NOTE 10 – INCOME TAXES
The Company has incurred losses since inception, which have generated net operating loss carryforwards. The net operating loss carryforwards arise from both United States and Canadian sources. Pretax losses arising from domestic operations (United States) were $282,818 for the period of inceptions from March 25, 2010 to October 31, 2010. Pretax losses arising from foreign operations (Canada) were $212,200, for the period of inceptions from March 25, 2010 to October 31, 2010. As of October 31, 2010, the Company has net operating loss carryforwards in Terra Mining Corporation of approximately $282,818, which expire 2030, in Terra Gold Corporation of approximately $212,200, which expire in 2030.

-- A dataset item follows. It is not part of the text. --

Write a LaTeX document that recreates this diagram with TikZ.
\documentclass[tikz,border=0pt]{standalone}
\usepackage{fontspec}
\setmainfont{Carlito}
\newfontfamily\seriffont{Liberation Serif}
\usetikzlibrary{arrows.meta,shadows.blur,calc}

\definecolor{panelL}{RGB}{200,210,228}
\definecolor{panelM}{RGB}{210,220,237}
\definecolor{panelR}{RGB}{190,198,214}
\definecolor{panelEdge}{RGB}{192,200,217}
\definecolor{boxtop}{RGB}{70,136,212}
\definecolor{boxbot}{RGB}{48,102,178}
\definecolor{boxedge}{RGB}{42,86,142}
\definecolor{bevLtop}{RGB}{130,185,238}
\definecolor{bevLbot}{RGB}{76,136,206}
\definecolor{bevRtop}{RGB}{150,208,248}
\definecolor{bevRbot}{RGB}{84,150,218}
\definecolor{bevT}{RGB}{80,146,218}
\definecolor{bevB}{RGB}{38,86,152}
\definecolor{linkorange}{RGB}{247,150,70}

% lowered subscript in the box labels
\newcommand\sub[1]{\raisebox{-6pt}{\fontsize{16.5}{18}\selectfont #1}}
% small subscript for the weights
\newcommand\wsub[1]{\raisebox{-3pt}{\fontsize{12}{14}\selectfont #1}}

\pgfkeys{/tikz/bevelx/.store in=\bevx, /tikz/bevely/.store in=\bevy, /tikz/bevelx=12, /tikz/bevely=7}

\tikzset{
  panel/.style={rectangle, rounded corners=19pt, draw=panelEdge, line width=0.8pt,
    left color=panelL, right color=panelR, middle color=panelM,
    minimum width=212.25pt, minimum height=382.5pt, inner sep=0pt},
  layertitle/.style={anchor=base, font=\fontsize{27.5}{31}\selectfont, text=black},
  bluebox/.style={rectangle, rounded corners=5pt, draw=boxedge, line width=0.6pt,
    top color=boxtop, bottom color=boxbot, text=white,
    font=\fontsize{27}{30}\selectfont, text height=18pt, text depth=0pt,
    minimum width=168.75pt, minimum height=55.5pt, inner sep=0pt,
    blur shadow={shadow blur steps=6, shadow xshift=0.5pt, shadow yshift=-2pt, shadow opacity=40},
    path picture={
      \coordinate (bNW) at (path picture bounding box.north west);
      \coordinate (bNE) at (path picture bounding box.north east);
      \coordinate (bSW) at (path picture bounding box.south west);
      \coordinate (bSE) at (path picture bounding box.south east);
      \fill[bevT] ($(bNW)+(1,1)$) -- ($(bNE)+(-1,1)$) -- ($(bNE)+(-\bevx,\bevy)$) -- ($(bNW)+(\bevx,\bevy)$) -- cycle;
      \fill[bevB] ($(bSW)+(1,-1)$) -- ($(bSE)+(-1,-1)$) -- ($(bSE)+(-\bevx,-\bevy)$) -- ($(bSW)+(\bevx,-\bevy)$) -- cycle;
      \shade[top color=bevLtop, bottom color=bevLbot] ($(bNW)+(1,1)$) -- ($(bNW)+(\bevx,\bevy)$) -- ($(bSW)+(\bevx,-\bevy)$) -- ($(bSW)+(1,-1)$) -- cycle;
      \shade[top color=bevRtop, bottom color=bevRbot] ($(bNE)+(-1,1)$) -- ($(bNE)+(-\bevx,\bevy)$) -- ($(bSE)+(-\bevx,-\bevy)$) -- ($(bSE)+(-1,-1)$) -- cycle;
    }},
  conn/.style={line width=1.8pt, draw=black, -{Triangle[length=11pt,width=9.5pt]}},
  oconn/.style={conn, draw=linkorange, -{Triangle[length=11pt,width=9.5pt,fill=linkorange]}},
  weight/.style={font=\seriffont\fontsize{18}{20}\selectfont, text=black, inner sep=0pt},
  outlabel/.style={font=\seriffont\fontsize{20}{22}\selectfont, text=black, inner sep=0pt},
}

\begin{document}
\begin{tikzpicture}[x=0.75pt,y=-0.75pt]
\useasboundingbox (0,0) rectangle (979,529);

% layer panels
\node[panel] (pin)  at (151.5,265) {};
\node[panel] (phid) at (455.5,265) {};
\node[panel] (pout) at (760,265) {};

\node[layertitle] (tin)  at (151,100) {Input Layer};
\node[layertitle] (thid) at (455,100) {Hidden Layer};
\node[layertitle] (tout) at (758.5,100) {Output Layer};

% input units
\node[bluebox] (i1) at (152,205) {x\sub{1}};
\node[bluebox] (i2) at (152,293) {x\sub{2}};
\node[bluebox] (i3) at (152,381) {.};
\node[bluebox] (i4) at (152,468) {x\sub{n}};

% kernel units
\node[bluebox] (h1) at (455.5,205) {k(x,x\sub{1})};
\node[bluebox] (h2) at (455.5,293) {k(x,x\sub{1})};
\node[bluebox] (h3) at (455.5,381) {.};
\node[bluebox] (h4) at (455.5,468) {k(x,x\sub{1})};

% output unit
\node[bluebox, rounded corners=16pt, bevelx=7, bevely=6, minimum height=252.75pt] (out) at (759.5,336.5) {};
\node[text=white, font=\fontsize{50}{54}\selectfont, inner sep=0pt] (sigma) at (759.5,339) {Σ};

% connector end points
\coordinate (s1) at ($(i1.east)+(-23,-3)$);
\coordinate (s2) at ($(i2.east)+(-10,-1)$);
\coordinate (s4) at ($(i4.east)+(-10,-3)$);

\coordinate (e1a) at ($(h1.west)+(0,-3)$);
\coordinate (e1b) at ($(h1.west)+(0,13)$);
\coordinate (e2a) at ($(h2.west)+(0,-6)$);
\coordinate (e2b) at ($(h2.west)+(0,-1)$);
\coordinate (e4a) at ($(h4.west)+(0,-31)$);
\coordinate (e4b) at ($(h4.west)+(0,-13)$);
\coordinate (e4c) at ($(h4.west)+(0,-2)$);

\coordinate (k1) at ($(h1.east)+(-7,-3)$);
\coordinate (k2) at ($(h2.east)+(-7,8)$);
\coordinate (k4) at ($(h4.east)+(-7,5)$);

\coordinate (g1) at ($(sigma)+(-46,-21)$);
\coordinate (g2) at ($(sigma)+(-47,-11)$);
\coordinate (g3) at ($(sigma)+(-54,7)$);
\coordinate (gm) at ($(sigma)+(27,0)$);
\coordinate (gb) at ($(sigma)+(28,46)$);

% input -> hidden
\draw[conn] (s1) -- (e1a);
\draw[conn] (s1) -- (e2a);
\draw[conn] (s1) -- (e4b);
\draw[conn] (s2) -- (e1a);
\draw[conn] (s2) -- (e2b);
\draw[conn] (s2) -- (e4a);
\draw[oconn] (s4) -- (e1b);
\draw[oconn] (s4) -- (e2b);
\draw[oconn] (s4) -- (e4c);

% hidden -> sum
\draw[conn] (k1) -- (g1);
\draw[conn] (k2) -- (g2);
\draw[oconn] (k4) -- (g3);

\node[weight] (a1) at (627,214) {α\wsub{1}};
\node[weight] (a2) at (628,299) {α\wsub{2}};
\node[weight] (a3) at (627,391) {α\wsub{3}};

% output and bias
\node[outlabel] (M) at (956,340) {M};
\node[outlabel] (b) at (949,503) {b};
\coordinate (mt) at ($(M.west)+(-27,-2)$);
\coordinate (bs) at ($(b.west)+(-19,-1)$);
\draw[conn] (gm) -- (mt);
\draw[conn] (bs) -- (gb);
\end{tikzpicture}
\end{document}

For the period ended October 31, 2010, the Company’s effective tax rate differs from the federal statutory rate principally due to net operating losses.
TERRA MINING CORPORATION
(AN EXPLORATION STAGE COMPANY)
CONSOLIDATED NOTES TO THE FINANCIAL STATEMENTS
The principal components of the Company’s deferred tax assets at October 31, 2010 are as follows:
U.S. operations loss carry forward at statutory rate of 34% | | $ | 96,158 | |
Non-U.S. operations loss carry forward at statutory rate of 20.5% | | | 43,501 | |
Total | | | 139,659 | |
Less Valuation Allowance | | | (139,659 | ) |
Net Deferred Tax Assets | | | - | |
Change in Valuation allowance | | $ | (139,659 | ) |
A reconciliation of the United States Federal Statutory rate to the Company’s effective tax rate for the period ended October 31, 2010 is as follows:
| | 2010 | |
Federal Statutory Rate | | | -34.0 | % |
Increase in Income Taxes Resulting from: | | | | |
Change in Valuation allowance | | | 34.0 | % |
Effective Tax Rate | | | 0 | % |
NOTE 11 - SUBSEQUENT EVENTS
The Company evaluated subsequent events, for the purpose of adjustment or disclosure, up through the date the financial statements were available to be issued.
On December 22, 2010, the Company issued a Demand Promissory Note (“Promissory Note”) to BOCO in the amount of $400,000. The note bears no interest except in the event of default. The default interest rate is 29 % per annum, compounded annually. The Promissory Note is collateralized by the assets of the Company and shares of a Company affiliated with an Officer of the Company. The Promissory Note is due on March 22, 2011. In connection with this Promissory Note, the Company issued a warrant to acquire 800,000 shares of common stock to BOCO. The warrant is exercisable at $.001 per share and expires on December 22, 2015.
The fair value of the warrants as of December 22, 2010 was estimated at $11,400 using the Black Scholes Option Price Calculation. The following assumptions were made to value the warrants: price of $.014 per share; risk free interest rate of 2.02%; expected life of 5 years; expected volatility of 118.95%; with no dividends expected to be paid. The risk-free rate of return reflects the interest rate for United States Treasury Note with similar time-to-maturity to that of the warrants.